Today's BBC's report - here - that the site of an illicit still near Badger Falls in Glen Affric, found by Forest Enterprise Scotland staff in 2008, has been recognised as a monument of national importance, is welcome news. The story of the small highland stills, run by local people in hidden glens to earn money to keep their families and pay their rent in the late eighteenth and early nineteenth centuries, needs telling.
We're pleased that we have at least two here on Ardnamurchan, and ours are very much more accessible than the Glen Affric one. Both are below waterfalls, from which water was drawn to cool the copper distillation coil.
The first (above) is sited on the Allt Rath a' Bheulain about a kilometre north of the B8007 where it passes the western corner of the Beinn nan Losgann forestry, at approximately NM516665, while....

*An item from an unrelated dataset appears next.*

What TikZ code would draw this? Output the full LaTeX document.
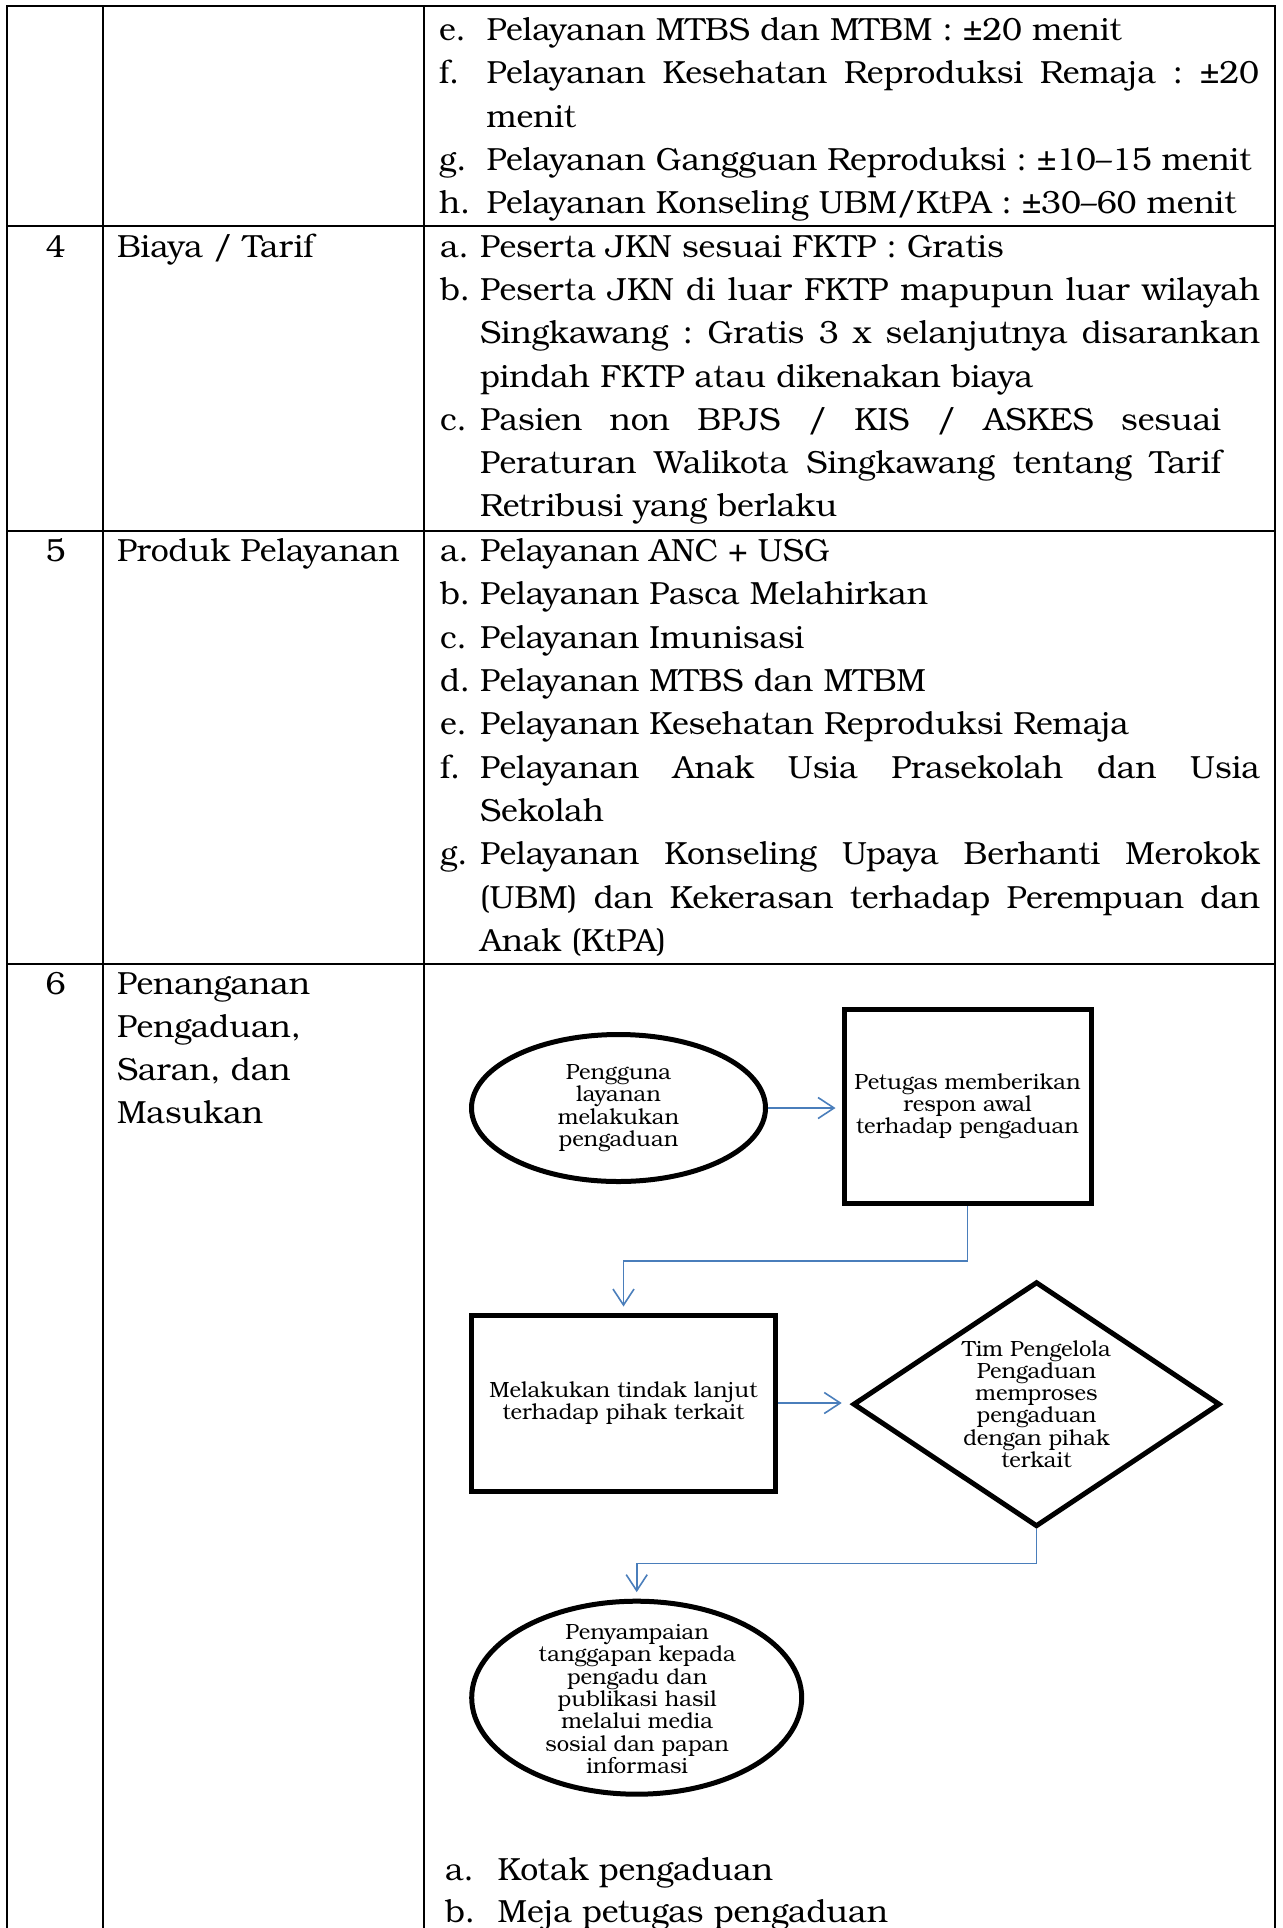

....this one, which isn't in such good condition, is on the Allt na Doire Bhuidhe to the southwest of the B8007, where it passes the southeastern corner of the Beinn nan Losgann forestry, at approximately NM546647.
So there is a long tradition of whisky distillation on Ardnamurchan which has now being resurrected by the Adelphi distillery at Glenbeg - link here.
The name of our house is `Cnoc an Oir`,..meaning Hill of Gold,...supposedly because it was a site of a whiskey still.... I like to think its true anyway
ReplyDelete....wonder if they distilled whisky there too?